L’Oberland all’improvviso
Dietro alle Medie sembra di ritrovarsi improvvisamente nell’Oberland bernese. Merito di un edificio che richiama sia una dacia russa che una fattoria svizzera con a fianco una stalla. Entrambe ottimamente conservate e tuttora abitate. A pochi passi, in uno stato di conservazione più precario, sorge una delle due neviere a servizio del castello. Neve e ghiaccio che venivano presi dai laghetti (poi interrati per realizzare lo stand di tiro sottostante). Acqua che però fra qualche anno tornerà in superficie nell’ambito del progetto di riqualificazione dell’area del Pratone di Trevano. Ed è proprio nella piana sottostante che concludiamo il nostro giro, con forse il manufatto più sorprendente, mezzo inghittito dalla natura: la centrale del gas che dava luce al castello tramite quattrocento lampioni. Trecentrotrenta in più di quelli che si contavano allora in tutta Lugano.
Trova la differenza
Questo resta, dunque, del castello di Trevano. Qualche pezzo minore sparso qua e là a casaccio a evocare una «grandeur» perduta che, avesse prevalso un’altra sensibilità, oggi sarebbe uno degli atout turistici della città. Una di quelle attrazioni capaci da sole di richiamare visitatori dall’estero. Non è solo un’ipotesi, e Nizza lo dimostra. Il barone von Derwies costruì infatti il castello di Trevano appena dopo averne completato un altro in Francia: il castello di Valrose. Il concetto era lo stesso in entrambi in paesi (ma a Nizza il palazzo si rifà all’architettura gotica), così come lo è oggi la destinazione. Ma se in Ticino si decise di demolire per far spazio a edifici scolastici, in Francia il campus universitario è sorto nel parco e il castello ne fa tuttora parte.
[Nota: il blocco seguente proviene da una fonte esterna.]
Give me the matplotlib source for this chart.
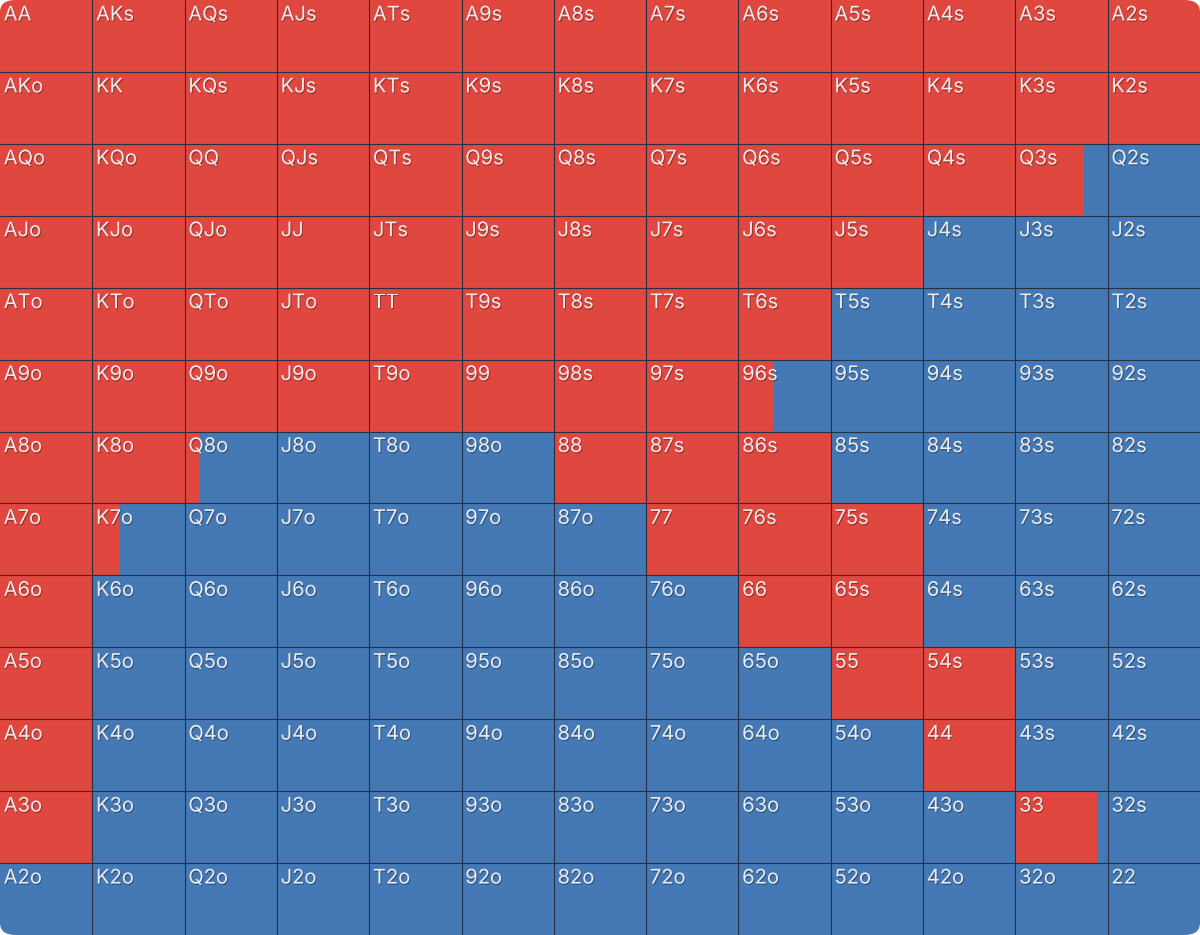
import matplotlib.pyplot as plt
import matplotlib.patheffects as pe
from matplotlib.patches import FancyBboxPatch

# ranks and raise frequency per cell (row = first rank, col = second rank)
ranks = ["A", "K", "Q", "J", "T", "9", "8", "7", "6", "5", "4", "3", "2"]
raise_freq = [
    [1, 1, 1, 1, 1, 1, 1, 1, 1, 1, 1, 1, 1],
    [1, 1, 1, 1, 1, 1, 1, 1, 1, 1, 1, 1, 1],
    [1, 1, 1, 1, 1, 1, 1, 1, 1, 1, 1, 0.74, 0],
    [1, 1, 1, 1, 1, 1, 1, 1, 1, 1, 0, 0, 0],
    [1, 1, 1, 1, 1, 1, 1, 1, 1, 0, 0, 0, 0],
    [1, 1, 1, 1, 1, 1, 1, 1, 0.39, 0, 0, 0, 0],
    [1, 1, 0.17, 0, 0, 0, 1, 1, 1, 0, 0, 0, 0],
    [1, 0.29, 0, 0, 0, 0, 0, 1, 1, 1, 0, 0, 0],
    [1, 0, 0, 0, 0, 0, 0, 0, 1, 1, 0, 0, 0],
    [1, 0, 0, 0, 0, 0, 0, 0, 0, 1, 1, 0, 0],
    [1, 0, 0, 0, 0, 0, 0, 0, 0, 0, 1, 0, 0],
    [1, 0, 0, 0, 0, 0, 0, 0, 0, 0, 0, 0.88, 0],
    [0, 0, 0, 0, 0, 0, 0, 0, 0, 0, 0, 0, 0],
]

red = "#e0473f"
blue = "#4479b5"
line_col = "#263042"

plt.rcParams["font.family"] = ["Inter", "DejaVu Sans"]

fig = plt.figure(figsize=(12, 9.35), dpi=100)
ax = fig.add_axes([0, 0, 1, 1])
ax.set_xlim(0, 13)
ax.set_ylim(13, 0)
ax.axis("off")

# rounded outer corners
clip = FancyBboxPatch((0, 0), 1, 1, boxstyle="round,pad=0,rounding_size=0.013",
                      transform=ax.transAxes, facecolor="none", edgecolor="none")
ax.add_patch(clip)

n = len(ranks)
for i in range(n):
    cols = list(range(n))
    r = raise_freq[i]
    b1 = ax.barh([i + 0.5] * n, r, left=cols, height=1.0, color=red, linewidth=0)
    b2 = ax.barh([i + 0.5] * n, [1 - v for v in r], left=[c + v for c, v in zip(cols, r)],
                 height=1.0, color=blue, linewidth=0)
    for p in list(b1) + list(b2):
        p.set_clip_path(clip)

for k in range(1, n):
    ax.axvline(k, color=line_col, lw=0.8)
    ax.axhline(k, color=line_col, lw=0.8)

for i in range(n):
    for j in range(n):
        if i == j:
            hand = ranks[i] + ranks[j]
        elif j > i:
            hand = ranks[i] + ranks[j] + "s"
        else:
            hand = ranks[j] + ranks[i] + "o"
        t = ax.text(j + 0.04, i + 0.09, hand, color="#ececec", fontsize=14.5,
                    ha="left", va="top")
        t.set_path_effects([
            pe.SimplePatchShadow(offset=(0.7, -0.9), shadow_rgbFace="black", alpha=0.3),
            pe.Normal(),
        ])

fig.savefig("out.png", dpi=100)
Anche il periodo storico in cui è stata effettuata questa scelta non si discosta poi molto. La proprietà francese alla morte del barone passa a un certo punto in mano al ricchissimo industriale boliviano Simon Iturri Patiño, detto il Rockfeller delle Ande. Nizza la acquista nel 1950 e subito la dà in gestione allo Stato; per la precisione al Ministero dell’educazione nazionale, che lo usa per inserirvi la sede e la facoltà di scienze dell’Università della Costa Azzurra. Un connubio riuscito, tant’è che nel 1991 il sito viene dichiarato monumento nazionale francese.